This morning, the Federal Circuit released a nonprecedential opinion in a patent infringement case and five summary affirmances under Federal Circuit Rule 36. Here is the introduction to the opinion and a list of the summary affirmances.
Olaplex, Inc. v. L’Oreal USA, Inc. (Nonprecedential)
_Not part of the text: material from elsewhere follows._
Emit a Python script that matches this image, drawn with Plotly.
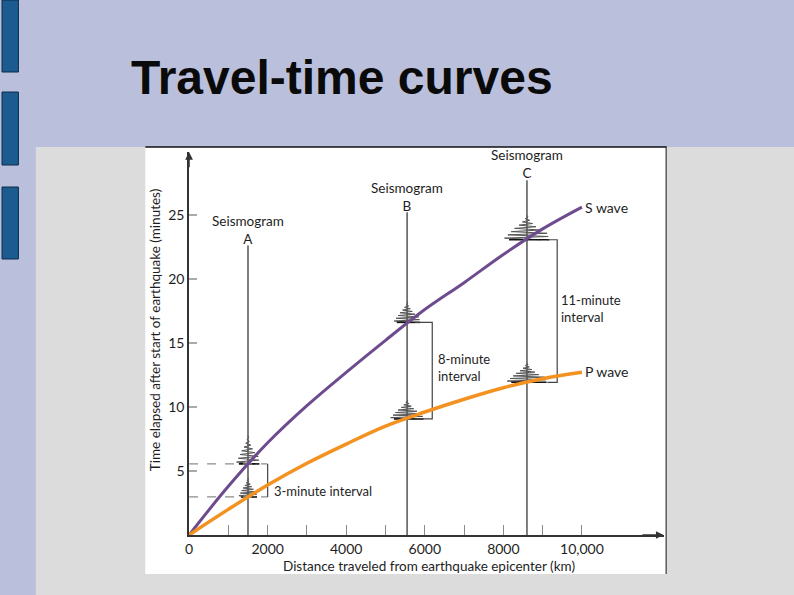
import plotly.graph_objects as go

# travel-time curves (distance in km, time in minutes)
DISTANCE_KM = [0, 1000, 2000, 3000, 4000, 5000, 6000, 7000, 8000, 9000, 10000]
S_WAVE_MIN = [0, 3.8, 7.2, 10.1, 12.7, 15.2, 17.6, 19.7, 21.9, 23.9, 25.6]
P_WAVE_MIN = [0, 2.0, 3.9, 5.6, 7.1, 8.5, 9.6, 10.6, 11.5, 12.2, 12.7]

# seismograph stations
STATION_NAMES = ["A", "B", "C"]
STATION_KM = [1500, 5550, 8600]
TRACE_TOP_MIN = [22.6, 25.2, 27.7]
P_ARRIVAL_MIN = [2.97, 9.06, 11.92]
S_ARRIVAL_MIN = [5.55, 16.6, 23.05]
INTERVAL_TEXT = ["3-minute interval", "8-minute<br>interval", "11-minute<br>interval"]

# hand-read relative amplitudes of an arrival burst, from onset upward
BURST_AMP = [0.6, -1.0, 0.95, -0.85, 0.9, -0.7, 0.6, -0.55, 0.4, -0.35, 0.25, -0.2, 0.12, -0.08, 0.05, 0.0]

X_TICKS = [0, 1000, 2000, 3000, 4000, 5000, 6000, 7000, 8000, 9000, 10000]
X_TICK_TEXT = ["0", "", "2000", "", "4000", "", "6000", "", "8000", "", "10,000"]
Y_TICKS = [5, 10, 15, 20, 25]

W, H = 794, 595
FONT = "Lato, 'Open Sans', sans-serif"
TXT = "#1e1e1e"


def px(x):
    return x / W


def py(y):
    return 1 - y / H


fig = go.Figure()

# seismogram traces
for i, sx in enumerate(STATION_KM):
    fig.add_trace(go.Scatter(x=[sx, sx], y=[0, TRACE_TOP_MIN[i]], mode="lines",
                             line=dict(color="#707070", width=1.8), hoverinfo="skip"))

# arrival bursts on each seismogram
burst_style = {"A": [(230, 1.5), (290, 2.2)], "B": [(420, 1.5), (330, 1.6)], "C": [(500, 1.5), (570, 1.9)]}
for i, sx in enumerate(STATION_KM):
    for arr, (half_w, height) in zip([P_ARRIVAL_MIN[i], S_ARRIVAL_MIN[i]], burst_style[STATION_NAMES[i]]):
        n = len(BURST_AMP)
        bx = [sx + a * half_w for a in BURST_AMP]
        by = [arr + k / (n - 1) * height for k in range(n)]
        fig.add_trace(go.Scatter(x=bx, y=by, mode="lines", line=dict(color="#555555", width=1),
                                 hoverinfo="skip"))
        fig.add_trace(go.Scatter(x=[sx - half_w * 0.8, sx + half_w], y=[arr, arr], mode="lines",
                                 line=dict(color="#111111", width=1.6), hoverinfo="skip"))

# 3-minute dashed guides to the time axis
for t in [P_ARRIVAL_MIN[0], S_ARRIVAL_MIN[0]]:
    fig.add_trace(go.Scatter(x=[0, 2000], y=[t, t], mode="lines",
                             line=dict(color="#8c8c8c", width=1.2, dash="dash"), hoverinfo="skip"))

# interval brackets
bracket_x = [2000, 6190, 9370]
arm_start = [2000, 5750, 9120]
for i in range(3):
    fig.add_trace(go.Scatter(
        x=[arm_start[i], bracket_x[i], bracket_x[i], arm_start[i]],
        y=[S_ARRIVAL_MIN[i], S_ARRIVAL_MIN[i], P_ARRIVAL_MIN[i], P_ARRIVAL_MIN[i]],
        mode="lines", line=dict(color="#444444", width=1.2), hoverinfo="skip"))

# travel-time curves
fig.add_trace(go.Scatter(x=DISTANCE_KM, y=S_WAVE_MIN, mode="lines", line_shape="spline",
                         line=dict(color="#6e4b8e", width=3), name="S wave"))
fig.add_trace(go.Scatter(x=DISTANCE_KM, y=P_WAVE_MIN, mode="lines", line_shape="spline",
                         line=dict(color="#f39221", width=3.5), name="P wave"))

# slide decoration
shapes = [
    dict(type="rect", xref="paper", yref="paper", x0=px(32), x1=px(794), y0=py(595), y1=py(147),
         fillcolor="#dcdcdc", line_width=0, layer="below"),
    dict(type="rect", xref="paper", yref="paper", x0=px(142), x1=px(666), y0=py(574), y1=py(147),
         fillcolor="white", line_width=0, layer="below"),
    dict(type="line", xref="paper", yref="paper", x0=px(142), x1=px(666), y0=py(147), y1=py(147),
         line=dict(color="#111111", width=1.5), layer="below"),
    dict(type="line", xref="paper", yref="paper", x0=px(665.5), x1=px(665.5), y0=py(574), y1=py(147),
         line=dict(color="#333333", width=1.2), layer="below"),
]
for y0, y1 in [(0, 72), (92, 165), (187, 259)]:
    shapes.append(dict(type="rect", xref="paper", yref="paper", x0=px(-2), x1=px(14.5), y0=py(y1), y1=py(y0),
                       fillcolor="#1b5b8f", line=dict(color="#0d2c4a", width=1), layer="below"))

annotations = [
    dict(text="<b>Travel-time curves</b>", xref="paper", yref="paper", x=px(126), y=py(78),
         xanchor="left", yanchor="middle", showarrow=False,
         font=dict(family="Liberation Sans, Arial, sans-serif", size=48, color="#0a0a0a")),
    dict(text="Time elapsed after start of earthquake (minutes)", xref="paper", yref="paper",
         x=px(152), y=py(330), textangle=-90, showarrow=False, xanchor="center", yanchor="middle",
         font=dict(family=FONT, size=13.5, color=TXT)),
    dict(text="Distance traveled from earthquake epicenter (km)", xref="paper", yref="paper",
         x=px(427), y=py(566), showarrow=False, xanchor="center", yanchor="middle",
         font=dict(family=FONT, size=13.5, color=TXT)),
    # axis arrows
    dict(x=0, y=29.9, ax=0, ay=28.6, xref="x", yref="y", axref="x", ayref="y", text="",
         showarrow=True, arrowhead=2, arrowsize=1.1, arrowwidth=1.4, arrowcolor="#333333"),
    dict(x=12080, y=0, ax=11500, ay=0, xref="x", yref="y", axref="x", ayref="y", text="",
         showarrow=True, arrowhead=2, arrowsize=1.1, arrowwidth=1.4, arrowcolor="#333333"),
    dict(text="S wave", x=10030, y=25.6, xanchor="left", yanchor="middle", showarrow=False,
         font=dict(family=FONT, size=14, color=TXT)),
    dict(text="P wave", x=10030, y=12.8, xanchor="left", yanchor="middle", showarrow=False,
         font=dict(family=FONT, size=14, color=TXT)),
]
label_y = [23.8, 26.4, 29.0]
for i, sx in enumerate(STATION_KM):
    annotations.append(dict(text="Seismogram<br>" + STATION_NAMES[i], x=sx, y=label_y[i],
                            xanchor="center", yanchor="middle", showarrow=False,
                            font=dict(family=FONT, size=13.5, color=TXT)))
interval_pos = [(2120, 3.45), (6280, 13.1), (9420, 17.66)]
for (ix, iy), txt in zip(interval_pos, INTERVAL_TEXT):
    annotations.append(dict(text=txt, x=ix, y=iy, xanchor="left", yanchor="middle", align="left",
                            showarrow=False, font=dict(family=FONT, size=13, color=TXT)))

fig.update_layout(
    width=W, height=H,
    margin=dict(l=0, r=0, t=0, b=0),
    paper_bgcolor="#babfdb",
    plot_bgcolor="rgba(0,0,0,0)",
    showlegend=False,
    shapes=shapes,
    annotations=annotations,
    xaxis=dict(domain=[px(186), px(663)], range=[0, 12080], showgrid=False, zeroline=False,
               showline=True, linecolor="#333333", linewidth=1.5,
               ticks="inside", ticklen=10, tickcolor="#8a8a8a", tickwidth=1,
               tickvals=X_TICKS, ticktext=X_TICK_TEXT,
               tickfont=dict(family=FONT, size=14, color=TXT)),
    yaxis=dict(domain=[py(535), py(152)], range=[0, 29.9], showgrid=False, zeroline=False,
               showline=True, linecolor="#333333", linewidth=1.5,
               ticks="inside", ticklen=8, tickcolor="#aaaaaa", tickwidth=1.5,
               tickvals=Y_TICKS, tickfont=dict(family=FONT, size=14, color=TXT)),
)

fig.write_html("out.html", config={"displayModeBar": False},
               post_script="document.body.style.margin='0';document.body.style.overflow='hidden';")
This appeal is from a judgment in favor of plaintiffs Liqwd, Inc. and Olaplex LLC against L’Oréal USA, Inc., L’Oréal USA Products, Inc., L’Oréal USA S/D, Inc., and Redken 5th Avenue NYC, LLC (collectively, L’Oréal). The causes of action at issue are for (1) infringement of claims 1 and 10 of U.S. Patent No. 9,498,419 and claims 1, 4, 11– 16, 19, 20, and 30 of U.S. Patent No. 9,668,954, and (2) misappropriation of several trade secrets and breach of a nondisclosure agreement. A determination of patent infringement was made by the district court on summary judgment, and a jury then found for plaintiffs on patent-validity issues and on the two non-patent causes of action and awarded damages. L’Oréal appeals on various grounds from the liability and damages determinations. Plaintiffs (Olaplex, a term that also includes Olaplex, Inc., substituted by this opinion) cross-appeal regarding the amount of damages.
With respect to the patent-infringement component of the case, prior decisions of this court and of the Patent Trial and Appeal Board leave little in dispute here. Our court has addressed aspects of the patent dispute between these parties on multiple occasions. See Olaplex, Inc. v. L’Oréal USA, Inc., Nos. 2019-2280 & 2019-2292, 2021 WL 831031 (Fed. Cir. Mar. 4, 2021) (Injunction Appeal) (holding that summary judgment of infringement in this case was error and vacating permanent injunction); L’Oréal USA, Inc. v. Olaplex, Inc., Nos. 2019-2410 & 2020-1014, 2021 WL 280493 (Fed. Cir. Jan. 28, 2021) (’954 Appeal) (affirming Board’s rejection of patentability challenge to claims 14–16 of the ’954 patent and Board’s determination of unpatentability of all other claims of the ’954 patent asserted in this case); Liqwd, Inc. v. L’Oréal USA, Inc., 720 F. App’x 623 (Fed. Cir. 2018) (appeal of preliminary injunction); Liqwd, Inc. v. L’Oréal USA, Inc., 941 F.3d 1133 (Fed. Cir. 2019) (’419 Appeal) (appeal involving Board review of the ’419 patent, affirming in part and remanding for reconsideration of unpatentability of the relevant claims of the ’419 patent); Order at 2, Liqwd, Inc. v. L’Oréal USA, Inc., No. 19-2280, ECF No. 15 (Fed. Cir. Aug. 21, 2019) (partial stay of now-vacated permanent injunction). Moreover, on remand from the ’419 Appeal, the Board held the relevant claims of the ’419 patent unpatentable, L’Oréal USA, Inc. v. Liqwd, Inc., No. PGR2017-00012, Paper 119 (P.T.A.B. Dec. 9, 2020), and Olaplex eventually dropped its appeal from that ruling, see Order, Olaplex, Inc. v. L’Oréal USA, Inc., No. 2021- 1512, ECF No. 11 (Fed. Cir. Feb. 8, 2021). The unpatentability rulings reduce the surviving patent claims asserted here to the ’954 patent’s claims 14–16. In addition, the Injunction Appeal ruling reversed the district court’s grant of summary judgment of infringement in this case, holding that there were triable issues of fact. Those rulings substantially narrow what remains disputed about the patent component of this case.
We reverse in part, affirm in part, vacate in part, dismiss in part, and remand. In particular, we reverse the judgment of liability for trade-secret misappropriation and breach of contract, and we vacate the infringement judgment and remand for a trial on patent infringement and damages limited to claims 14–16 of the ’954 patent. We dismiss plaintiffs’ conditional cross-appeal as moot given our rejection of non-patent liability.